→ **Requirement**
Begin with the first line of the material and copy each line word for word through the line that contains "ax.plot([xv, xv], [-20, yv], **guide)"; the pictures are left out.

→ **Data excerpt**
-- begin --

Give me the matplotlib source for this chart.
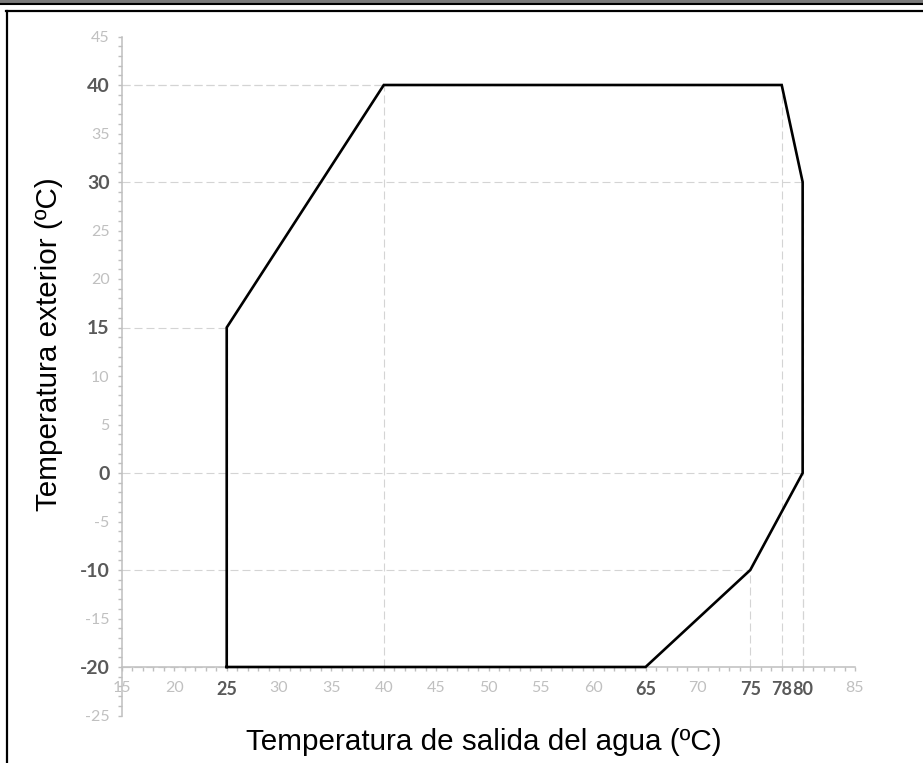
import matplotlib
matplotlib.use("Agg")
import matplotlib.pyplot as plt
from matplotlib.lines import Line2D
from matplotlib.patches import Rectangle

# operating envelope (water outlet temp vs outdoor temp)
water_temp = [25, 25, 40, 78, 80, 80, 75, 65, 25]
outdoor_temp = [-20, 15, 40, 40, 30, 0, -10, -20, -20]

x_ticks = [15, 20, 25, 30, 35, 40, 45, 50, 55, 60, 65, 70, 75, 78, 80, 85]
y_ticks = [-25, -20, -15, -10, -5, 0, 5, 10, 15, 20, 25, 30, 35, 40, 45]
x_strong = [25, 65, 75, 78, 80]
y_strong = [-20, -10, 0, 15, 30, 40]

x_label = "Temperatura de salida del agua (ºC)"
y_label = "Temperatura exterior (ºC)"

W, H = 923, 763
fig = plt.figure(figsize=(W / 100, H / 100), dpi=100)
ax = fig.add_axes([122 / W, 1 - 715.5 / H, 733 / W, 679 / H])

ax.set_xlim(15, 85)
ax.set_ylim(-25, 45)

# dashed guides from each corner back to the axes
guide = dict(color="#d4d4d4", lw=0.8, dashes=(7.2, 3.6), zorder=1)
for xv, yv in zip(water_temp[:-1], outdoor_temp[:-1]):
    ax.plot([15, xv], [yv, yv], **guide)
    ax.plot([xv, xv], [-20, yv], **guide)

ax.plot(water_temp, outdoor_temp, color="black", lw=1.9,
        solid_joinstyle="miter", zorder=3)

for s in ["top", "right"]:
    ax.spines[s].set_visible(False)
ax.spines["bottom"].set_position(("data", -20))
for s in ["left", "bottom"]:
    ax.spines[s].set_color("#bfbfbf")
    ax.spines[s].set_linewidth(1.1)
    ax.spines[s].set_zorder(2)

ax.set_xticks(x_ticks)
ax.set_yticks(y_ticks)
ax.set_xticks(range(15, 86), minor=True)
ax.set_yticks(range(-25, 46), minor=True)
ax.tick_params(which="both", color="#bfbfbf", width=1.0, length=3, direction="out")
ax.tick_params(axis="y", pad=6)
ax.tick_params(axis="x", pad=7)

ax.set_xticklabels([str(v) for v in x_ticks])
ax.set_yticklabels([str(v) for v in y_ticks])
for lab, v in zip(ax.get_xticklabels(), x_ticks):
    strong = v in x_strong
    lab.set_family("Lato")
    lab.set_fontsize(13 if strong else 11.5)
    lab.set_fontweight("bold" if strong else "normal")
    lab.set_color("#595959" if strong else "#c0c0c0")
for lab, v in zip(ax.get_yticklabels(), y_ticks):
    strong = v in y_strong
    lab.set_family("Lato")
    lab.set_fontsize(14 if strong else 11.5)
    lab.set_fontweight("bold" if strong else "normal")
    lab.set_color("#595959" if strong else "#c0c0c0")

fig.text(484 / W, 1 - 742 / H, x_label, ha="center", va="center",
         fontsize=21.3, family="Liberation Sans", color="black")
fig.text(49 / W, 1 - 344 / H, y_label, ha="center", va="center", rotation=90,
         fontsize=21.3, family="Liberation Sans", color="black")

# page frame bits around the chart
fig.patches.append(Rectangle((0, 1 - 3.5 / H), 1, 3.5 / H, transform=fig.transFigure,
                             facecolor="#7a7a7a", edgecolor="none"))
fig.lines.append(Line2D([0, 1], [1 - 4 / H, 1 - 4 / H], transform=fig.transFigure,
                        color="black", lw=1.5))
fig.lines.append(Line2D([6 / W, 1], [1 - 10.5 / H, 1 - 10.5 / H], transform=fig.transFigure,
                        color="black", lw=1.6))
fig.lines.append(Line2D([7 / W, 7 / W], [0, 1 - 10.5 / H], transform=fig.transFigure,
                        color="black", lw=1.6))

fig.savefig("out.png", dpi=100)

-- end --

→ **Solution for this task**
Give me the matplotlib source for this chart.
import matplotlib
matplotlib.use("Agg")
import matplotlib.pyplot as plt
from matplotlib.lines import Line2D
from matplotlib.patches import Rectangle

# operating envelope (water outlet temp vs outdoor temp)
water_temp = [25, 25, 40, 78, 80, 80, 75, 65, 25]
outdoor_temp = [-20, 15, 40, 40, 30, 0, -10, -20, -20]

x_ticks = [15, 20, 25, 30, 35, 40, 45, 50, 55, 60, 65, 70, 75, 78, 80, 85]
y_ticks = [-25, -20, -15, -10, -5, 0, 5, 10, 15, 20, 25, 30, 35, 40, 45]
x_strong = [25, 65, 75, 78, 80]
y_strong = [-20, -10, 0, 15, 30, 40]

x_label = "Temperatura de salida del agua (ºC)"
y_label = "Temperatura exterior (ºC)"

W, H = 923, 763
fig = plt.figure(figsize=(W / 100, H / 100), dpi=100)
ax = fig.add_axes([122 / W, 1 - 715.5 / H, 733 / W, 679 / H])

ax.set_xlim(15, 85)
ax.set_ylim(-25, 45)

# dashed guides from each corner back to the axes
guide = dict(color="#d4d4d4", lw=0.8, dashes=(7.2, 3.6), zorder=1)
for xv, yv in zip(water_temp[:-1], outdoor_temp[:-1]):
    ax.plot([15, xv], [yv, yv], **guide)
    ax.plot([xv, xv], [-20, yv], **guide)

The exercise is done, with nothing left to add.